Scollon: No. I got it wrong. From Moscowitz (1978:124).

As the formula (SàW) describes, the atactic sentence consists of a single word, and thus one part of speech. The semantic functions such as action, agent, or object have to be inferred by the listener, for there is no way to convey this in the atactic system. Nevertheless, Brenda is able to take advantage of several non-tactic devices for enriching the meaning of her messages:[3]

 Context: Relying on the context in which the message was uttered. In this case, this included the sound of the car outside. Context also includes the other sentences in the interaction. Brenda also took advantages of this.

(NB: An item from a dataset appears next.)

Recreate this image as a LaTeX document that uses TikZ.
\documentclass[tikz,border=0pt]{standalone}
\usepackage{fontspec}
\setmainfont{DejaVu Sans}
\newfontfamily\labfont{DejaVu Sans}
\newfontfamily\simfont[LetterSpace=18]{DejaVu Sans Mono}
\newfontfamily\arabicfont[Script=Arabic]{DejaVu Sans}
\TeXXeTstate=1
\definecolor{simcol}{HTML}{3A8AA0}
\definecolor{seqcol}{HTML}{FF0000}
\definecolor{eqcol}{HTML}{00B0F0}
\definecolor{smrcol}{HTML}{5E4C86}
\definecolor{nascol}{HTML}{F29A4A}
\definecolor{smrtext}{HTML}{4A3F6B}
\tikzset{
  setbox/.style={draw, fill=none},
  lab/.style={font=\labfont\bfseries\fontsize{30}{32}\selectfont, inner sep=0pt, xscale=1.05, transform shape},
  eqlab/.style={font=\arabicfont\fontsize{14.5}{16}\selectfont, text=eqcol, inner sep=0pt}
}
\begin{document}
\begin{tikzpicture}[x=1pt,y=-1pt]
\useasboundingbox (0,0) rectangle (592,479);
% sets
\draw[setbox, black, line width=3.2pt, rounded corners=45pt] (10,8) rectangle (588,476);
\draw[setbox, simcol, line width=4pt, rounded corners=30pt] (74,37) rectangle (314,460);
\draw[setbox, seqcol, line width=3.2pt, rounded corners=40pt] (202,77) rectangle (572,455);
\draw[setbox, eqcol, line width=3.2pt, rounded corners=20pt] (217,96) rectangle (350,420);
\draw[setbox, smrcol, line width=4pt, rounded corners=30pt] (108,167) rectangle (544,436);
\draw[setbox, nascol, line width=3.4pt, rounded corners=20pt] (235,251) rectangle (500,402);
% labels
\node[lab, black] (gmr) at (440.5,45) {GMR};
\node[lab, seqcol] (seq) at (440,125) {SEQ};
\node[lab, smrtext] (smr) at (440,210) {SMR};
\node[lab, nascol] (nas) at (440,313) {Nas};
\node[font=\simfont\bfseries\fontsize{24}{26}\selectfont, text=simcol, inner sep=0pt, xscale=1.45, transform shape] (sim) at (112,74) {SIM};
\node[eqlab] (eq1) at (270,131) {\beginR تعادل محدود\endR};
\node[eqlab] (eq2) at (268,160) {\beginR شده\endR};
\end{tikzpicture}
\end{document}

Background knowledge: Relying on knowledge shared between the interlocutors. In this case, Brenda was relying on the knowledge of the car ride yesterday.

  Feedback: Interacting with the other for confirmation of understanding. Brenda used this several times during the exchange.

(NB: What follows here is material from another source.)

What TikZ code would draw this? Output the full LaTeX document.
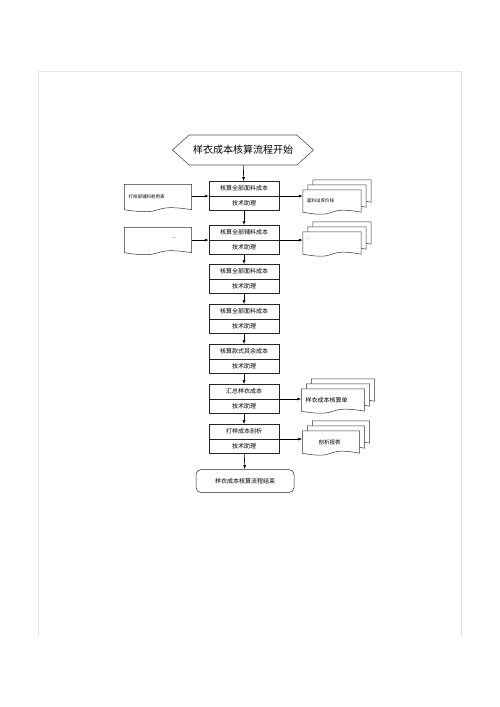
\documentclass[tikz,border=0pt]{standalone}
\usepackage{fontspec}
\newfontfamily\cjk{Noto Sans CJK SC}
\usetikzlibrary{shapes.multipart,shapes.symbols,arrows.meta,calc,backgrounds}
\definecolor{framegray}{HTML}{E4E4E4}
\definecolor{hexgray}{HTML}{555555}
\tikzset{
  docline/.style={draw=black!80,line width=0.5pt,fill=white},
  stepbox/.style={rectangle split,rectangle split parts=2,draw=black!85,line width=0.5pt,
    text width=62pt,align=center,inner xsep=4pt,inner ysep=4.3pt,
    font=\cjk\fontsize{6}{7}\selectfont},
  docbox/.style={rectangle,minimum width=#1,minimum height=22pt,inner xsep=4pt,
    text width=#1-8pt,align=left},
  arr/.style={-{Latex[length=4pt,width=3pt]},line width=0.6pt}
}
% outline of a document sheet, shifted right and up by #2
\newcommand\docsheet[2]{%
  \draw[docline] ([shift={(#2,-#2)}]#1.south west) -- ([shift={(#2,-#2)}]#1.north west)
    -- ([shift={(#2,-#2)}]#1.north east) -- ([shift={(#2,-#2)}]#1.south east)
    .. controls ($(#1.south west)!0.35!(#1.south east)+(#2,-#2-7)$)
    and ($(#1.south west)!0.65!(#1.south east)+(#2,-#2+7)$) .. ([shift={(#2,-#2)}]#1.south west) -- cycle;}
\newcommand\docstack[1]{\docsheet{#1}{10}\docsheet{#1}{5}\docsheet{#1}{0}}
\begin{document}
\begin{tikzpicture}[x=1pt,y=-1pt]
\useasboundingbox (0,0) rectangle (500,707);
\draw[framegray,line width=0.8pt] (38,637) -- (38,71) -- (461,71) -- (461,637);

\node[signal,signal to=west and east,signal pointer angle=84,draw=hexgray,line width=0.6pt,
  minimum width=141pt,minimum height=30pt,inner sep=1pt,font=\cjk\fontsize{10}{12}\selectfont]
  (start) at (243,150) {样衣成本核算流程开始};

\foreach \i/\y/\txt in {1/196/核算全部面料成本,2/240/核算全部辅料成本,3/279/核算全部面料成本,
  4/319/核算全部面料成本,5/359/核算款式其余成本,6/399/汇总样衣成本,7/439/打样成本剖析}
  \node[stepbox] (b\i) at (244,\y) {\txt\nodepart{two}技术助理};

\node[draw=black!85,line width=0.5pt,rounded corners=5pt,minimum width=98pt,minimum height=23pt,
  font=\cjk\fontsize{6}{7}\selectfont] (stop) at (245,481) {样衣成本核算流程结束};

\node[docbox=67pt,minimum height=25pt,font=\cjk\fontsize{4.5}{5}\selectfont] (l1) at (158,197) {打样部辅料耗用表};
\node[docbox=67pt,minimum height=25pt,font=\cjk\fontsize{4.5}{5}\selectfont] (l2) at (158,240) {\hspace*{44pt}\raisebox{3pt}{--}};
\node[docbox=58pt,font=\cjk\fontsize{4.5}{5}\selectfont] (r1) at (332,201) {面料出库价钱};
\node[docbox=58pt,font=\cjk\fontsize{4.5}{5}\selectfont] (r2) at (332,243) {\raisebox{6pt}{-}};
\node[docbox=63pt,font=\cjk\fontsize{6}{7}\selectfont] (r3) at (333,400) {样衣成本核算单};
\node[docbox=57pt,font=\cjk\fontsize{5.5}{6}\selectfont] (r4) at (331,442) {\hspace*{12pt}剖析报表};
\begin{scope}[on background layer]
  \docsheet{l1}{0}
  \docsheet{l2}{0}
  \foreach \r in {r1,r2,r3,r4} {\docstack{\r}}
\end{scope}

\draw[arr] (start) -- (b1);
\foreach \i [count=\j from 2] in {1,...,6}
  \draw[arr] (b\i) -- (b\j);
\draw[arr] (b7) -- (stop);
\draw[arr] (l1.east |- b1.text split) -- (b1.text split west);
\draw[arr] (l2.east |- b2.text split) -- (b2.text split west);
\draw[arr] (b1.text split east) -- (b1.text split east -| r1.west);
\draw[arr] (b2.text split east) -- (b2.text split east -| r2.west);
\draw[arr] (b6.text split east) -- (b6.text split east -| r3.west);
\draw[arr] (b7.text split east) -- (b7.text split east -| r4.west);
\end{tikzpicture}
\end{document}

  Iteration. While ataxis involves one-word sentences, iteration allows the user to repeat the sentence or issue a second in the same “paragraph.” Two different sentences in the same paragraph, when coupled with the use of context, produce results very similar to parataxis.

Example
Brenda: (a) Tapecorder. (b) Use it. (b) Use it.
Scollon: Use it for what?
Brenda: (c) Brenda talk. (d) Corder talk.
From Moscowitz (1978:124)

The Two-Word Stage. This stage follows the one-word stage somewhere around the second year of life. Sentences at third stage consist of paired lexical signs. In the example, (a) Tapecorder has been analyzed by the author as an (one word) atactic sentence because it appears to be a single word.[4] However, the sentences (b), (c) and (d) have been analyzed as paratactic. These examples reveal two important points about paratactic sentences:

  Word order is not important. The action (use) in is in the second position in (b), while the action (talk) is in the second position in sentences (c) and (c).

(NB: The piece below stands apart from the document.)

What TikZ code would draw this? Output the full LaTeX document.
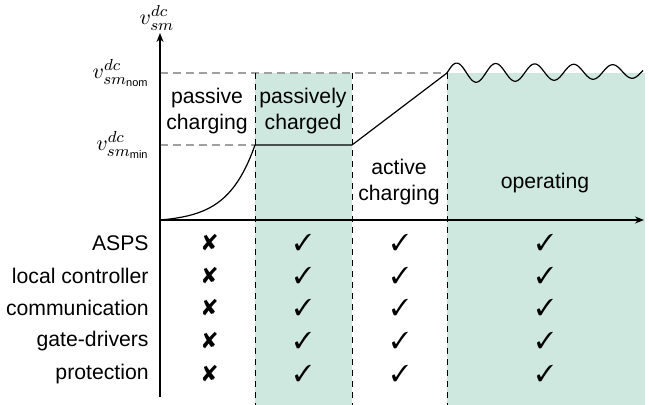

  The semantic relationship between the two words differs in these sentences. It is action-object in (b) and (d) and action-agent in (c).

Pivot/Open Grammar

Formula: S --> P:O; O:O; P:P

P=Pivot; O=Open

At one time this stage was analyzed as a “pivot/open” grammar based on the claim that this stage represented a beginning level of syntax, with two parts of speech. In the above example, “use” and “talk” would be pivot (verb-like) words and “it,” “Brenda” and “corder” would be open (noun-like) words. Note also, that sentence (a) could be analyzed as an Open-Open sentence. However, Bloom (1970) critiqued the pivot/open grammar by pointing out that, the determination of the part of speech was based on using the part of speech of the word to the nearest adult equivalent. Thus, because “talk” in the adult language is a verb, would be classed as a pivot word. Bloom favored an approach that analyzed how a word is used by the child. More importantly, the pivot/open grammar tells us nothing about how these sentences are to be interpreted than the paratactic grammar.

Paratactic Grammar

Formula: S --> W : W
S=Sentence; W=Word
Based on (Dwyer 1986).

An alternative to the pivot/open grammar is the paratactic grammar, which is far simpler, having only one rule and one part of speech (the word). This means that a paratactic sentence may consist of any two words in the lexicon and in any order. While the user may prefer some word combinations and word orders, it is the user, not the grammar, who introduces these preferences.

The interpretation of the meaning of a paratactic sentence (the signified) involves the intersection of the meaning of the two constituent words. This is very similar to the interpretation of nominal compounds in adult human language in the sense that the meaning of nominal compounds involves the intersection of the meanings of the two words involved. Thus the word “buttercup” has come to mean a “flower which is yellow (butter) and cup shaped.” Were it a paratactic sentence, it could have meant “a cup for butter” or even “a cup made out of butter.”